К утру черная стена дыма дошла до нашего аэродрома. С последнего боевого вылета мы возвращались в сплошном дыму. Меня поташнивало, порой даже туманилось сознание, С огромным трудом отыскали свой аэродром. Катю тоже мутило, гарь въедалась в слезившиеся глаза, летчица почти ничего не видела. Сажала самолет вслепую. Когда мы пришли на КП с докладом, все в немом удивлении уставились на нас: наши лица были черны от копоти.
На другую ночь, несмотря на неустойчивую погоду, полк должен был летать по максимуму, то есть сделать возможно больше боевых вылетов: наземные войска крайне нуждались в поддержке авиации.
Свинцовые тучи заволокли весь горизонт на северо-западе. Чудовищными глыбами наплывали они одна за другой, беспрерывно меняя свои очертания. С наступлением темноты небо стало еще более страшным. Нагромождения туч приобрели угрожающий вид. Вспыхивающие время от времени ракеты придавали им что-то зловещее.
— Только мрачная фантазия демона могла сотворить такую ночь, — сказала я Кате в полете.
— Это верно, — согласилась она, зябко пожимая плечами.
Цель нашли не сразу. Для достоверности подсветили САБом — светящейся авиабомбой. Потом сбросили фугасные и пошли домой. Вражеские прожекторы и зенитки почему-то молчали. А мне хотелось, чтобы они ожили сейчас! Среди такого гнетущего мрака даже огонь противника, казалось, принес бы некоторое облегчение.

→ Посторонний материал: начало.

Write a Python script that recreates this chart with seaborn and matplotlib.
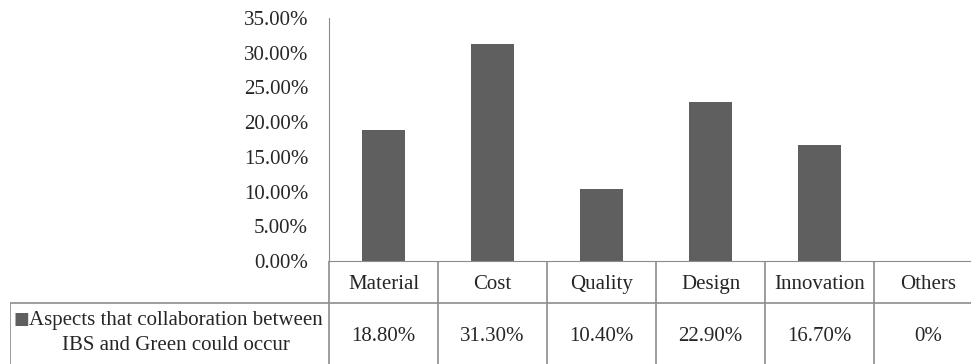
import numpy as np
import matplotlib
matplotlib.use("Agg")
import matplotlib.pyplot as plt
import seaborn as sns

# ================= DATA =================

categories = ["Material", "Cost", "Quality", "Design", "Innovation", "Others"]
values = [0.188, 0.313, 0.104, 0.229, 0.167, 0.0]
value_labels = ["18.80%", "31.30%", "10.40%", "22.90%", "16.70%", "0%"]
series_name = "Aspects that collaboration between\nIBS and Green could occur"
y_ticks = [0.0, 0.05, 0.10, 0.15, 0.20, 0.25, 0.30, 0.35]

sns.set_style("white")
plt.rcParams["font.family"] = ["Liberation Serif", "DejaVu Sans"]

BAR = "#5f5f5f"
LINE = "#8c8c8c"
FS = 15
W, H = 971, 364

fig = plt.figure(figsize=(W / 100, H / 100), dpi=100)

# main plot area (pixel layout of the original)
x0, x1 = 329, 983
ax = fig.add_axes([x0 / W, (H - 261) / H, (x1 - x0) / W, (261 - 18) / H])

sns.barplot(x=categories, y=values, color=BAR, width=0.4, ax=ax,
            saturation=1, edgecolor="none")

ax.set_xlim(-0.5, len(categories) - 0.5)
ax.set_ylim(0, 0.35)
ax.set_yticks(y_ticks)
ax.set_yticklabels([f"{t * 100:.2f}%" for t in y_ticks], fontsize=FS)
ax.set_xticks([])
ax.set_xlabel("")
ax.set_ylabel("")
ax.tick_params(axis="y", length=0, pad=15)
for s in ["top", "right"]:
    ax.spines[s].set_visible(False)
ax.spines["left"].set_color(LINE)
ax.spines["bottom"].set_color(LINE)

# ================= DATA TABLE =================

unit = (x1 - x0) / len(categories)
tl = 10
left_w = (x0 - tl) / unit
tx = fig.add_axes([tl / W, 0, (x1 - tl) / W, (H - 261) / H])
tx.set_xlim(-0.5 - left_w, len(categories) - 0.5)
tx.set_ylim(0, 103)
tx.axis("off")

n = len(categories)
# horizontal lines
tx.plot([-0.5, n - 0.5], [103, 103], color=LINE, lw=1.2)
tx.plot([-0.5 - left_w, n - 0.5], [61, 61], color=LINE, lw=1.2)
# vertical lines
tx.plot([-0.5 - left_w, -0.5 - left_w], [-5, 61], color=LINE, lw=1.2)
for i in range(n + 1):
    tx.plot([i - 0.5, i - 0.5], [-5, 103], color=LINE, lw=1.2)

for i, (c, v) in enumerate(zip(categories, value_labels)):
    tx.text(i, 75, c, ha="center", va="baseline", fontsize=FS)
    tx.text(i, 23, v, ha="center", va="baseline", fontsize=FS)

lab = tx.text(-0.5 - left_w / 2 + 0.06, 31, series_name, ha="center",
              va="center", multialignment="center", fontsize=FS,
              linespacing=1.45)
tx.annotate("\u25a0", xy=(0, 1.02), xycoords=lab, ha="right", va="top",
            fontsize=12, color=BAR, family="DejaVu Sans")

fig.savefig("out.png", dpi=100)
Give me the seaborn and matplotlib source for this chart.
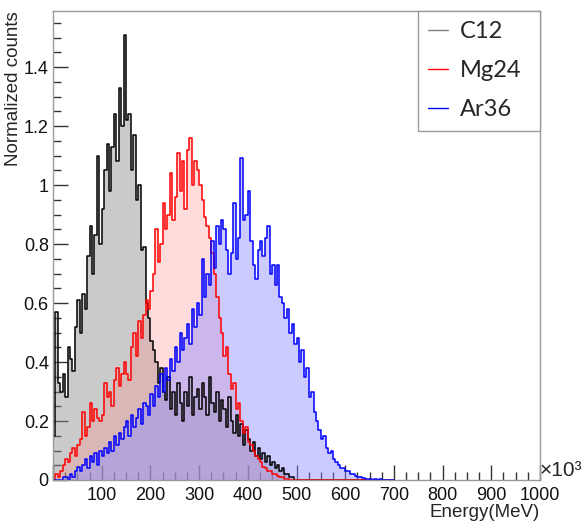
import numpy as np
import pandas as pd
import matplotlib
matplotlib.use("Agg")
import matplotlib.pyplot as plt
from matplotlib.lines import Line2D
from matplotlib.ticker import MultipleLocator, FuncFormatter
import seaborn as sns

# energy bins (x10^3 MeV), 5 wide, 0 -> 700
BIN_WIDTH = 5
edges = list(range(0, 700 + BIN_WIDTH, BIN_WIDTH))
centers = [e + BIN_WIDTH / 2 for e in edges[:-1]]

labels = ["C12", "Mg24", "Ar36"]

# normalized counts, one row = 50 units of energy
c12 = [
    0.15, 0.57, 0.33, 0.30, 0.36, 0.28, 0.45, 0.41, 0.37, 0.52,
    0.61, 0.50, 0.63, 0.58, 0.76, 0.86, 0.70, 0.83, 1.10, 0.80,
    0.92, 1.05, 1.14, 0.98, 1.13, 1.24, 1.08, 1.33, 1.20, 1.51,
    1.22, 1.24, 1.05, 1.17, 0.95, 1.00, 0.78, 0.79, 0.60, 0.55,
    0.47, 0.44, 0.40, 0.33, 0.38, 0.30, 0.27, 0.35, 0.24, 0.30,
    0.22, 0.33, 0.26, 0.20, 0.30, 0.25, 0.35, 0.22, 0.28, 0.31,
    0.24, 0.33, 0.28, 0.22, 0.35, 0.26, 0.23, 0.30, 0.20, 0.27,
    0.24, 0.18, 0.28, 0.20, 0.16, 0.22, 0.15, 0.19, 0.12, 0.17,
    0.14, 0.10, 0.13, 0.08, 0.11, 0.07, 0.09, 0.06, 0.08, 0.05,
    0.06, 0.04, 0.05, 0.03, 0.04, 0.02, 0.02, 0.01, 0.01, 0.00,
    0, 0, 0, 0, 0, 0, 0, 0, 0, 0,
    0, 0, 0, 0, 0, 0, 0, 0, 0, 0,
    0, 0, 0, 0, 0, 0, 0, 0, 0, 0,
    0, 0, 0, 0, 0, 0, 0, 0, 0, 0,
]
mg24 = [
    0.00, 0.02, 0.01, 0.03, 0.05, 0.07, 0.06, 0.09, 0.11, 0.08,
    0.12, 0.14, 0.23, 0.15, 0.18, 0.26, 0.20, 0.24, 0.21, 0.20,
    0.22, 0.33, 0.28, 0.30, 0.25, 0.34, 0.38, 0.32, 0.36, 0.40,
    0.36, 0.34, 0.45, 0.50, 0.42, 0.54, 0.48, 0.56, 0.61, 0.58,
    0.64, 0.70, 0.85, 0.74, 0.80, 0.94, 0.85, 0.90, 1.04, 0.88,
    0.96, 1.11, 0.98, 1.08, 0.92, 1.12, 1.16, 1.00, 1.08, 1.05,
    1.00, 0.95, 0.89, 0.86, 0.82, 0.77, 0.70, 0.62, 0.55, 0.50,
    0.42, 0.45, 0.36, 0.31, 0.33, 0.24, 0.26, 0.20, 0.16, 0.18,
    0.13, 0.12, 0.10, 0.08, 0.07, 0.06, 0.045, 0.04, 0.03, 0.03,
    0.02, 0.02, 0.015, 0.01, 0.01, 0.005, 0.005, 0, 0, 0,
    0, 0, 0, 0, 0, 0, 0, 0, 0, 0,
    0, 0, 0, 0, 0, 0, 0, 0, 0, 0,
    0, 0, 0, 0, 0, 0, 0, 0, 0, 0,
    0, 0, 0, 0, 0, 0, 0, 0, 0, 0,
]
ar36 = [
    0, 0, 0, 0, 0.01, 0.01, 0.00, 0.02, 0.01, 0.03,
    0.045, 0.03, 0.05, 0.07, 0.04, 0.08, 0.06, 0.09, 0.05, 0.10,
    0.08, 0.11, 0.09, 0.13, 0.10, 0.15, 0.12, 0.16, 0.14, 0.18,
    0.20, 0.15, 0.22, 0.18, 0.21, 0.24, 0.19, 0.26, 0.25, 0.22,
    0.29, 0.25, 0.32, 0.28, 0.36, 0.30, 0.38, 0.34, 0.41, 0.37,
    0.45, 0.40, 0.50, 0.44, 0.48, 0.53, 0.46, 0.58, 0.52, 0.60,
    0.56, 0.75, 0.62, 0.70, 0.66, 0.81, 0.72, 0.86, 0.80, 0.88,
    0.85, 0.78, 0.70, 0.77, 0.94, 0.75, 0.82, 1.09, 0.88, 0.90,
    0.98, 0.81, 0.73, 0.68, 0.78, 0.81, 0.76, 0.82, 0.86, 0.70,
    0.73, 0.66, 0.73, 0.62, 0.60, 0.55, 0.58, 0.50, 0.53, 0.46,
    0.48, 0.40, 0.44, 0.35, 0.38, 0.28, 0.30, 0.23, 0.20, 0.17,
    0.14, 0.15, 0.11, 0.09, 0.10, 0.07, 0.06, 0.05, 0.04, 0.04,
    0.03, 0.03, 0.02, 0.02, 0.015, 0.01, 0.01, 0.008, 0.005, 0.005,
    0.005, 0, 0.005, 0, 0.005, 0, 0, 0, 0, 0,
]

line_colors = ["#000000", "#ff0000", "#0000ff"]
fill_colors = ["#8a8a8a", "#ff8c8c", "#8c8cff"]
fill_alpha = [0.45, 0.30, 0.45]
legend_colors = ["#808080", "#ff0000", "#0000ff"]

sns.set_style("ticks")
plt.rcParams["font.family"] = ["Liberation Sans", "DejaVu Sans"]

fig = plt.figure(figsize=(5.81, 5.22), dpi=100)
ax = fig.add_axes([53 / 581, 42 / 522, 487 / 581, 469 / 522])

series = [c12, mg24, ar36]
frames = [pd.DataFrame({"energy": centers, "counts": vals}) for vals in series]
for df, fc, a in zip(frames, fill_colors, fill_alpha):
    sns.histplot(data=df, x="energy", weights="counts", bins=edges, element="step",
                 fill=True, color=fc, alpha=a, linewidth=0, ax=ax)
for df, lc in zip(frames, line_colors):
    sns.histplot(data=df, x="energy", weights="counts", bins=edges, element="step",
                 fill=False, color=lc, linewidth=1.1, ax=ax)

ax.set_xlim(0, 1000)
ax.set_ylim(0, 1.59)

# ROOT-like frame and ticks
for s in ax.spines.values():
    s.set_color("#9a9a9a")
    s.set_linewidth(1.0)
ax.xaxis.set_major_locator(MultipleLocator(100))
ax.xaxis.set_minor_locator(MultipleLocator(25))
ax.yaxis.set_major_locator(MultipleLocator(0.2))
ax.yaxis.set_minor_locator(MultipleLocator(0.05))
ax.xaxis.set_major_formatter(FuncFormatter(lambda v, p: "" if v == 0 else f"{v:g}"))
ax.yaxis.set_major_formatter(FuncFormatter(lambda v, p: f"{v:g}"))
ax.tick_params(which="both", direction="in", colors="#333333", labelcolor="#111111",
               labelsize=13, top=False, right=False)
ax.tick_params(which="major", length=10.5, width=1)
ax.tick_params(which="minor", length=5.5, width=1)
ax.tick_params(axis="y", pad=3)
ax.tick_params(axis="x", pad=5)

ax.set_xlabel("Energy(MeV)", fontsize=13.5, loc="right", labelpad=0)
ax.set_ylabel("Normalized counts", fontsize=13.5, loc="top")
ax.yaxis.set_label_coords(-0.063, 1.0)
ax.text(1.0, 0.0, "\u00d710\u00b3", transform=ax.transAxes, fontsize=15,
        ha="left", va="bottom")

handles = [Line2D([], [], color=c, lw=1) for c in legend_colors]
leg = ax.legend(handles, labels, loc="upper left",
                bbox_to_anchor=(0.7495, 0.0, 0.2505, 1.0), mode="expand",
                borderaxespad=0, frameon=True, fancybox=False, framealpha=1,
                prop={"family": "Lato", "size": 17}, handlelength=0.85,
                handletextpad=0.5, labelspacing=0.76, borderpad=0.44)
leg.get_frame().set_edgecolor("#9a9a9a")
leg.get_frame().set_linewidth(1.0)

fig.savefig("out.png", dpi=100)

Слева медленно, но неумолимо надвигалась иссиня-черная лава. Справа едва различимой во мраке стеной высились горы. В узком пространстве между этими двумя громадами летел наш хрупкий самолетик, стараясь изо всех своих слабеньких сил поскорее добраться до аэродрома.
Тучи приобрели фантастические очертания, как в кошмарном сне. В глазах у меня все странным образом перевернулось: стало казаться, что самолет неестественно накренился, что мы летим не по прямой, а лезем вверх, заваливаясь на левое крыло.
«Чепуха какая-то». Я тряхнула головой и посмотрела на приборы. Они показывали правильный режим горизонтального полета. Но стоило мне бросить взгляд влево, на уродливо изогнутую тучу, как снова возникало ощущение неправильного положения самолета, и мне становилось жутко.